Warren, a lifelong Wichitan, was born in 1955 to Bus and Ruth Farha. Bus was a Lebanese merchant who started his career as a grocer but later opened Farha Sales, which dealt in building materials. Warren and his three siblings worked in the grocery store as children, and Warren continued working for his father through high school, college and into his early married life in the early 1980s.
But in May of 1987, Warren’s wife, Barbara, — who was pregnant with the couple’s third child — was on her way home from work as a telephone operator when she was hit by a drunk driver at First and St. Francis. A couple of months later, both Barbara and the couple’s unborn child died.
Warren was a voracious reader and a deep thinker who in his teens had become devoted to his faith, even majoring in religion at Wichita State University. After Barbara’s death, he said in an essay he posted in 2022 on Memoria Press, he needed a change.
“I felt that my life had also ended, and that I had to start over,” the essay read. “For a number of months I had no idea what to do. When I began to recover from the numbness that goes with grief, I started to ask myself obvious questions. What kind of job could I look forward to going to every day? What kind of work would involve the tendencies, loves, talents, and gifts that were part of my particular makeup?”

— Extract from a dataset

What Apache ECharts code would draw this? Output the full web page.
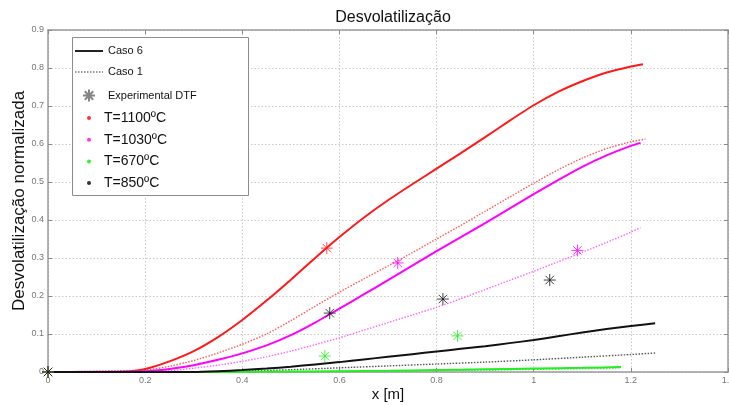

Warren and his book-loving friends had often discussed what they’d stock in their dream bookstore. He decided he’d pursue that dream.
Eighth Day books opened in one of the old houses in Clifton Square, but in 2002, Warren got the chance to buy his own building: a former wedding shop at 2838 E. Douglas. The building was a converted house with about 3,000 square feet, and the store has operated there ever since. Its 40,000 books occupy two levels, and the basement, dubbed “the hobbit hole,” is full of children’s books. The attic of the house contains its offices.
Warren would go on to marry his wife, Chris, in 1988, and the two would have a son, Timothy. The five Farhas, including Rachel and Nathan, who were 4 and 6 when their mother was killed, became a cohesive family unit, the Farha brothers said.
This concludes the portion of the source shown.